Perhaps the most powerful resolution management can make would be to fully understand capacity this year. Not seeing it? Think about the following:

 

  • Lean companies – successful companies – understand that lean frees up capacity, and they know how to sell that capacity.  Old school managers have no idea so they use lean as a cost cutting mechanism and leave most of the profit potential from lean on the table.
  • Standard costs, pricing based on those standard costs, thinking product margin is a meaningful number – all ignore the fact that those numbers ignore capacity and, as a result, inherently mislead.  Whether making and selling one more will exceed available capacity and drive the company to significantly increase the coats structure, or whether making and selling one more will cost little more than the material needed to do so is pretty important information.
  • If you take a hard look at your ERP system you will find that it has the capability of providing lots of valuable information about capacity – and odds are you are among the 99%+ that is not using that information in any meaningful way.  By meaningful I mean that sales, accounting and the folks doing pricing aren’t using it at all, which means the above two points apply to you.

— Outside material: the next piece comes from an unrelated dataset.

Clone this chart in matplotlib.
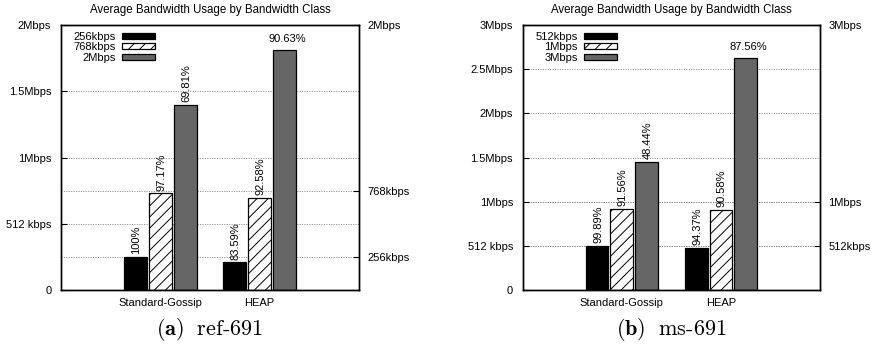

  • The Theory of Constraints is powerful, and provides perhaps the most important insight to the economics of your company and, odds are, you are barely using it if at all.  On a related note, OEE is the critical metric at the constraint.  Betcha your senior folks are all over headcount metrics, but don’t know what OEE stands for.

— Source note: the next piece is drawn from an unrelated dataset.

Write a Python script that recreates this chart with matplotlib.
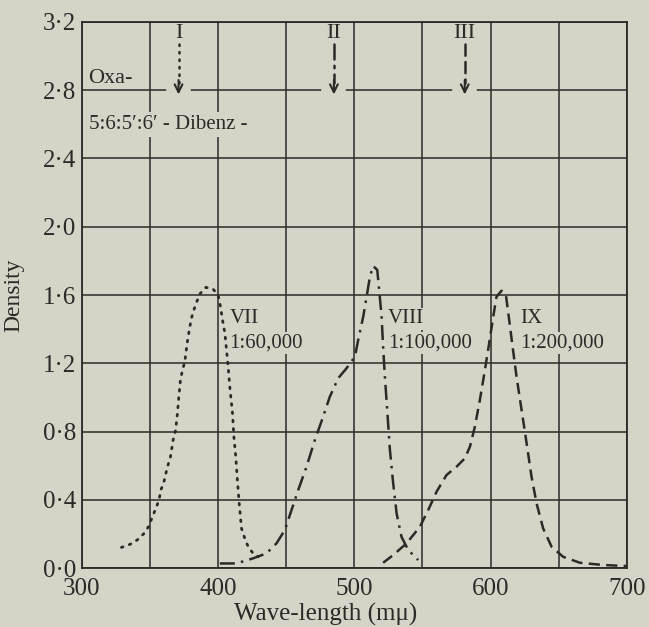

  • It’s not very hard to operate on a kanban/demand pull basis and keep inventories under control and delivery performance very high, and to do so while level loading factory flow even in the face of high seasonal swings in the level of customer demand on your capacity …. Unless you are trying to do it through some ERP system.  Then it seems impossible.

Yep. If you decide that 2015 is the year you are going to have management’s heads completely wrapped around capacity, and have the above issues fully understood in your company, 2015 will be a very good year indeed.